The day was an homage to manufacturing in the U.S., an effort that has been a priority for Wal-Mart since earlier this year when it pledged to buy an additional $50 billion in U.S. products over the next decade. (Wal-Mart took in $469 billion in revenues in 2012.) Duke shared the stage with U.S. Secretary of Commerce Penny Pritzker, who heralded the efforts and America’s coming manufacturing "renaissance.” Eight governors -- including Mississippi’s Phil Bryant, who dressed in Sam’s Club slacks for the occasion -- spoke throughout the day of their enthusiasm and readiness for the return of U.S. manufacturing, citing factors including slashed taxes, cheap energy, and new specially-tailored degree programs. And some high-profile Wal-Mart suppliers, including Chobani yogurt founder Hamdi Ulukaya and General Electric (GE) CEO Jeffrey Immelt, made the case for making things in America and announced new investments to do so: Ulukaya spoke of his new yogurt plant in Idaho, the world’s largest; Immelt announced the creation of 150 new GE jobs in Illinois and Ohio to manufacture high-efficiency light products. All made the case for making things in America, and for working with Wal-Mart.
That the summit was brought to you by Wal-Mart, a company widely associated with cheap, foreign-made goods, may raise some eyebrows. But that the world’s largest retailer is coaxing its suppliers back to the U.S. is less surprising than it may sound.
In fact, if anything, one could argue Wal-Mart is late to its own party. America’s reshoring movement has been underway for a while now. Thanks to cheap energy and rising labor costs in Asia, many companies in recent years have found that it makes better business sense in many cases to produce in the U.S. GE decided to fire up long-unused parts of its Appliance Park, Ky. plant to make new water heaters, dishwashers and French-door refrigerators several years ago. Caterpillar opened a factory in Texas last August to build excavators. Even Apple announced it would invest $100 million to produce computers in America last year.
Indeed, few phrases have as much cachet as “Made in America” these days -- a post-recession rallying cry and a goal deemed worthy by left and right alike -- as well as tribes of DIY-inclined, artisanal-cheese-making hipsters.
Wal-Mart, of course, has a long history with the phrase “Made in America.” It was both the subtitle of founder Sam Walton’s autobiography (written with former Fortune managing editor and Time Inc. editor-in-chief John Huey) and a focus of the company’s long-running “Buy America” campaign. Launched in 1985, the campaign came to an ignominious end in 1992 when NBC’s Dateline exposed that products displayed in Wal-Mart stores as “Made in America” were actually imported from Bangladesh.
As for yesterday’s D.C. protest, as small and scrappy as the stunt may have been, it underscores some real issues for the retailer and the delicate dance it had to do at yesterday’s summit -- promoting American manufacturing as a means to rebuild the middle class while defending its own famously low wages (and fighting against an increase to the minimum wage) as an equal part of that American dream.
Wal-Mart’s wages and labor practices have faced increasing scrutiny and attention in recent months, due to worker strikes and Wal-Mart’s standoff with the District of Columbia’s City Council over a "living wage" bill that would force it and other large retailers to pay employees no less than $12.50 per hour (rather than $8.25, D.C.'s minimum wage).
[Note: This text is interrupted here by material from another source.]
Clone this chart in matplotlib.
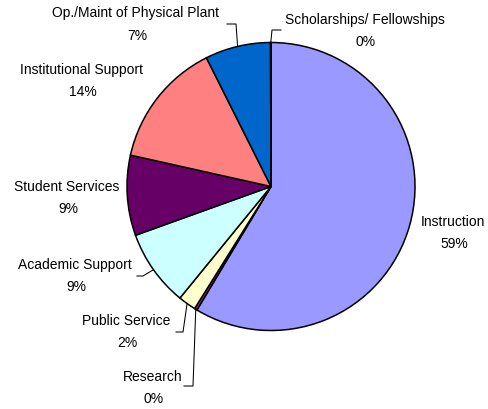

Wal-Mart has said the bill, if passed, would jeopardize its plans for six stores in the District.
At the summit, Bill Simon, Wal-Mart U.S. president and CEO, made clear his company’s concern for the erosion of America’s middle class and its belief that Wal-Mart’s wages are neither the problem nor the solution.
“Some people say the answer is to just raise up the entry level jobs -- to keep inflating wages at the bottom until an entry-level job pays as much as a professional job,” Simon said. That, he pointed out, doesn’t address “the real issue -- the lack of jobs in the middle.” He touted the important role of entry level jobs as a “starting point,” citing his own experience working as a dishwasher for $2.10 an hour.
“The solution isn't to get rid of these starting points,” he said. “The solution is to fill in the middle with more good jobs.” Those jobs, Simon argues, are in manufacturing.
For his part, CEO Duke made it clear Wal-Mart will be ready to support the newly employed manufacturing workers -- if not with good middle class jobs, then with American-made goods they can buy for cheap. After Immelt announced GE’s 150 new positions, Duke joked, “We need to build a couple more Wal-Mart stores right next to those plants.”